- **Available data**
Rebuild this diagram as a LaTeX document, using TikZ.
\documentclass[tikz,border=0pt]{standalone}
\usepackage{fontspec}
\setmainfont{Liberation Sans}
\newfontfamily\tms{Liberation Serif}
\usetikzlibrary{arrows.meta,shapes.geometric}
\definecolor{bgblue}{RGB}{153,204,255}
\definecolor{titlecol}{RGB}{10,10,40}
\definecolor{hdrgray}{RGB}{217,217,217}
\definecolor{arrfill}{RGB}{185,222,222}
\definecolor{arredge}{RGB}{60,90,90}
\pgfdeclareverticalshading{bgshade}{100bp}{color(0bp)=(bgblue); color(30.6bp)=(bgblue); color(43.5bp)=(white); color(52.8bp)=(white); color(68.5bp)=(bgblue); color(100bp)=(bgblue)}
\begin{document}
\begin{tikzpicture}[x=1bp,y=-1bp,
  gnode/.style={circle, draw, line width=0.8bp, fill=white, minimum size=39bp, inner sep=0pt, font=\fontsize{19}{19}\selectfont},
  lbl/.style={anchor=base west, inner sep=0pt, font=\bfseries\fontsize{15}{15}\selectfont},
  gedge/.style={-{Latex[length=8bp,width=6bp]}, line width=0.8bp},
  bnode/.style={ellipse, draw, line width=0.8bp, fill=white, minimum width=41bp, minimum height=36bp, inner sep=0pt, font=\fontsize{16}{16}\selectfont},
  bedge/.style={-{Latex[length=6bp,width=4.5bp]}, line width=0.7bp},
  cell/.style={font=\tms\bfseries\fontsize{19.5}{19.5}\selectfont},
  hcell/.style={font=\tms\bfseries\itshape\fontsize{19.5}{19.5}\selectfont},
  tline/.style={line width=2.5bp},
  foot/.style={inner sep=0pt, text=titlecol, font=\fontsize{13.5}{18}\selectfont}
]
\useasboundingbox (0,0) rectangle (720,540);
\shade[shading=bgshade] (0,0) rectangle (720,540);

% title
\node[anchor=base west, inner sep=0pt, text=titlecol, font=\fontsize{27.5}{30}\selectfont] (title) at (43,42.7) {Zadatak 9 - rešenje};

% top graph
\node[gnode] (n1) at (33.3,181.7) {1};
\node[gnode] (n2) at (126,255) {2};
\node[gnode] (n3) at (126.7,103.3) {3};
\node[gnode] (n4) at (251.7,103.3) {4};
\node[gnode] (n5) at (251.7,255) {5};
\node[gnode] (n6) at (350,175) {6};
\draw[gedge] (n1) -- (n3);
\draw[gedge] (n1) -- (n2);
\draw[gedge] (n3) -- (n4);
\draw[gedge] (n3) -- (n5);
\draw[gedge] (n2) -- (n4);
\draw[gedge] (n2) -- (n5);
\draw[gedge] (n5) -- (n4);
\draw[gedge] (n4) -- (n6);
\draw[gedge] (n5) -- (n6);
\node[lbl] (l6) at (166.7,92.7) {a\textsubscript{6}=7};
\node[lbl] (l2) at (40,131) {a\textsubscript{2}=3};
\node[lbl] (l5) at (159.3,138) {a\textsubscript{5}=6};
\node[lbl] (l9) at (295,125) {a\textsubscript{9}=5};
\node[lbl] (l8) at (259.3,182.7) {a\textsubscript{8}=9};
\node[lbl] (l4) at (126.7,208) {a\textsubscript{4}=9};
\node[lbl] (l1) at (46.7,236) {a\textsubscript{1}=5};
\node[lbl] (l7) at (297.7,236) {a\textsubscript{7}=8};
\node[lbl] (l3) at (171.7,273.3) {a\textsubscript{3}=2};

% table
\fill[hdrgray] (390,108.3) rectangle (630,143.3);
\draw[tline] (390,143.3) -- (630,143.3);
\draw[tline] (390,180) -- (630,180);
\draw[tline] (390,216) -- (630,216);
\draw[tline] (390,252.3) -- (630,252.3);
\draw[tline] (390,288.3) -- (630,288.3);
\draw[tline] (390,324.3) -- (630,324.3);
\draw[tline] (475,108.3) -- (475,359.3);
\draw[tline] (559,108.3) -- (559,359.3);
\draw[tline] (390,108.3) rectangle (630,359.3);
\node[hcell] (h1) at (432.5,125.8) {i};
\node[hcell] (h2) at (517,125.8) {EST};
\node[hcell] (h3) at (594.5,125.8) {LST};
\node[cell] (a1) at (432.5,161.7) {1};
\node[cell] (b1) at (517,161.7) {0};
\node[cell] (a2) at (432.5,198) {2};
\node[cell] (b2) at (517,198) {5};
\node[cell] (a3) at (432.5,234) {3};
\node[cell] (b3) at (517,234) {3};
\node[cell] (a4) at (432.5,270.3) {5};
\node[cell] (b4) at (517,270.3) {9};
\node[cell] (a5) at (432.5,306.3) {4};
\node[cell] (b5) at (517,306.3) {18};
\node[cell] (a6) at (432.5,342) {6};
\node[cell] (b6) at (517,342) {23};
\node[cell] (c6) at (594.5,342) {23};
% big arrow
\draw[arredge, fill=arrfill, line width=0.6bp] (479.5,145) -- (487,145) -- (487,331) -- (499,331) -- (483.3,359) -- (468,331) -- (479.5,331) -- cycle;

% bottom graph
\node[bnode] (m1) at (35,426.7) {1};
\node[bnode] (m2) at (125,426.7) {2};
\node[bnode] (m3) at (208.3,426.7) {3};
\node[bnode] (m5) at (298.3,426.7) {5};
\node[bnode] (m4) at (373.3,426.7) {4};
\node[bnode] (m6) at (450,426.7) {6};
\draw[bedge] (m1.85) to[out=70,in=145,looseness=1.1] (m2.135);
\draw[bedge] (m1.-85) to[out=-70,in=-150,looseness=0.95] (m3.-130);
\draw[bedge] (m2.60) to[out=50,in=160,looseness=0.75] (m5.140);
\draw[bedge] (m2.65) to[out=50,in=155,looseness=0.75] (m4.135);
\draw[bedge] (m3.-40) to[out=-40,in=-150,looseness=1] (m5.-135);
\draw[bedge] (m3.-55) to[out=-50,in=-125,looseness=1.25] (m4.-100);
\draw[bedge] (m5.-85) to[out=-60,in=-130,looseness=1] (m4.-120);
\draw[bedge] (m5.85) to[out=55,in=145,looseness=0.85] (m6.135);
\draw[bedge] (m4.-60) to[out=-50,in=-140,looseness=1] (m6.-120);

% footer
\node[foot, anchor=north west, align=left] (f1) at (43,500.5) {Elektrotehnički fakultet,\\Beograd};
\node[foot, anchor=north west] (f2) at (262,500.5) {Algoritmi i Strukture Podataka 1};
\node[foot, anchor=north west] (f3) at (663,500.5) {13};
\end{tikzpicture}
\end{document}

- **Direction**
Extract the full listing above without alteration.

- **Solution to the problem**
Rebuild this diagram as a LaTeX document, using TikZ.
\documentclass[tikz,border=0pt]{standalone}
\usepackage{fontspec}
\setmainfont{Liberation Sans}
\newfontfamily\tms{Liberation Serif}
\usetikzlibrary{arrows.meta,shapes.geometric}
\definecolor{bgblue}{RGB}{153,204,255}
\definecolor{titlecol}{RGB}{10,10,40}
\definecolor{hdrgray}{RGB}{217,217,217}
\definecolor{arrfill}{RGB}{185,222,222}
\definecolor{arredge}{RGB}{60,90,90}
\pgfdeclareverticalshading{bgshade}{100bp}{color(0bp)=(bgblue); color(30.6bp)=(bgblue); color(43.5bp)=(white); color(52.8bp)=(white); color(68.5bp)=(bgblue); color(100bp)=(bgblue)}
\begin{document}
\begin{tikzpicture}[x=1bp,y=-1bp,
  gnode/.style={circle, draw, line width=0.8bp, fill=white, minimum size=39bp, inner sep=0pt, font=\fontsize{19}{19}\selectfont},
  lbl/.style={anchor=base west, inner sep=0pt, font=\bfseries\fontsize{15}{15}\selectfont},
  gedge/.style={-{Latex[length=8bp,width=6bp]}, line width=0.8bp},
  bnode/.style={ellipse, draw, line width=0.8bp, fill=white, minimum width=41bp, minimum height=36bp, inner sep=0pt, font=\fontsize{16}{16}\selectfont},
  bedge/.style={-{Latex[length=6bp,width=4.5bp]}, line width=0.7bp},
  cell/.style={font=\tms\bfseries\fontsize{19.5}{19.5}\selectfont},
  hcell/.style={font=\tms\bfseries\itshape\fontsize{19.5}{19.5}\selectfont},
  tline/.style={line width=2.5bp},
  foot/.style={inner sep=0pt, text=titlecol, font=\fontsize{13.5}{18}\selectfont}
]
\useasboundingbox (0,0) rectangle (720,540);
\shade[shading=bgshade] (0,0) rectangle (720,540);

% title
\node[anchor=base west, inner sep=0pt, text=titlecol, font=\fontsize{27.5}{30}\selectfont] (title) at (43,42.7) {Zadatak 9 - rešenje};

% top graph
\node[gnode] (n1) at (33.3,181.7) {1};
\node[gnode] (n2) at (126,255) {2};
\node[gnode] (n3) at (126.7,103.3) {3};
\node[gnode] (n4) at (251.7,103.3) {4};
\node[gnode] (n5) at (251.7,255) {5};
\node[gnode] (n6) at (350,175) {6};
\draw[gedge] (n1) -- (n3);
\draw[gedge] (n1) -- (n2);
\draw[gedge] (n3) -- (n4);
\draw[gedge] (n3) -- (n5);
\draw[gedge] (n2) -- (n4);
\draw[gedge] (n2) -- (n5);
\draw[gedge] (n5) -- (n4);
\draw[gedge] (n4) -- (n6);
\draw[gedge] (n5) -- (n6);
\node[lbl] (l6) at (166.7,92.7) {a\textsubscript{6}=7};
\node[lbl] (l2) at (40,131) {a\textsubscript{2}=3};
\node[lbl] (l5) at (159.3,138) {a\textsubscript{5}=6};
\node[lbl] (l9) at (295,125) {a\textsubscript{9}=5};
\node[lbl] (l8) at (259.3,182.7) {a\textsubscript{8}=9};
\node[lbl] (l4) at (126.7,208) {a\textsubscript{4}=9};
\node[lbl] (l1) at (46.7,236) {a\textsubscript{1}=5};
\node[lbl] (l7) at (297.7,236) {a\textsubscript{7}=8};
\node[lbl] (l3) at (171.7,273.3) {a\textsubscript{3}=2};

% table
\fill[hdrgray] (390,108.3) rectangle (630,143.3);
\draw[tline] (390,143.3) -- (630,143.3);
\draw[tline] (390,180) -- (630,180);
\draw[tline] (390,216) -- (630,216);
\draw[tline] (390,252.3) -- (630,252.3);
\draw[tline] (390,288.3) -- (630,288.3);
\draw[tline] (390,324.3) -- (630,324.3);
\draw[tline] (475,108.3) -- (475,359.3);
\draw[tline] (559,108.3) -- (559,359.3);
\draw[tline] (390,108.3) rectangle (630,359.3);
\node[hcell] (h1) at (432.5,125.8) {i};
\node[hcell] (h2) at (517,125.8) {EST};
\node[hcell] (h3) at (594.5,125.8) {LST};
\node[cell] (a1) at (432.5,161.7) {1};
\node[cell] (b1) at (517,161.7) {0};
\node[cell] (a2) at (432.5,198) {2};
\node[cell] (b2) at (517,198) {5};
\node[cell] (a3) at (432.5,234) {3};
\node[cell] (b3) at (517,234) {3};
\node[cell] (a4) at (432.5,270.3) {5};
\node[cell] (b4) at (517,270.3) {9};
\node[cell] (a5) at (432.5,306.3) {4};
\node[cell] (b5) at (517,306.3) {18};
\node[cell] (a6) at (432.5,342) {6};
\node[cell] (b6) at (517,342) {23};
\node[cell] (c6) at (594.5,342) {23};
% big arrow
\draw[arredge, fill=arrfill, line width=0.6bp] (479.5,145) -- (487,145) -- (487,331) -- (499,331) -- (483.3,359) -- (468,331) -- (479.5,331) -- cycle;

% bottom graph
\node[bnode] (m1) at (35,426.7) {1};
\node[bnode] (m2) at (125,426.7) {2};
\node[bnode] (m3) at (208.3,426.7) {3};
\node[bnode] (m5) at (298.3,426.7) {5};
\node[bnode] (m4) at (373.3,426.7) {4};
\node[bnode] (m6) at (450,426.7) {6};
\draw[bedge] (m1.85) to[out=70,in=145,looseness=1.1] (m2.135);
\draw[bedge] (m1.-85) to[out=-70,in=-150,looseness=0.95] (m3.-130);
\draw[bedge] (m2.60) to[out=50,in=160,looseness=0.75] (m5.140);
\draw[bedge] (m2.65) to[out=50,in=155,looseness=0.75] (m4.135);
\draw[bedge] (m3.-40) to[out=-40,in=-150,looseness=1] (m5.-135);
\draw[bedge] (m3.-55) to[out=-50,in=-125,looseness=1.25] (m4.-100);
\draw[bedge] (m5.-85) to[out=-60,in=-130,looseness=1] (m4.-120);
\draw[bedge] (m5.85) to[out=55,in=145,looseness=0.85] (m6.135);
\draw[bedge] (m4.-60) to[out=-50,in=-140,looseness=1] (m6.-120);

% footer
\node[foot, anchor=north west, align=left] (f1) at (43,500.5) {Elektrotehnički fakultet,\\Beograd};
\node[foot, anchor=north west] (f2) at (262,500.5) {Algoritmi i Strukture Podataka 1};
\node[foot, anchor=north west] (f3) at (663,500.5) {13};
\end{tikzpicture}
\end{document}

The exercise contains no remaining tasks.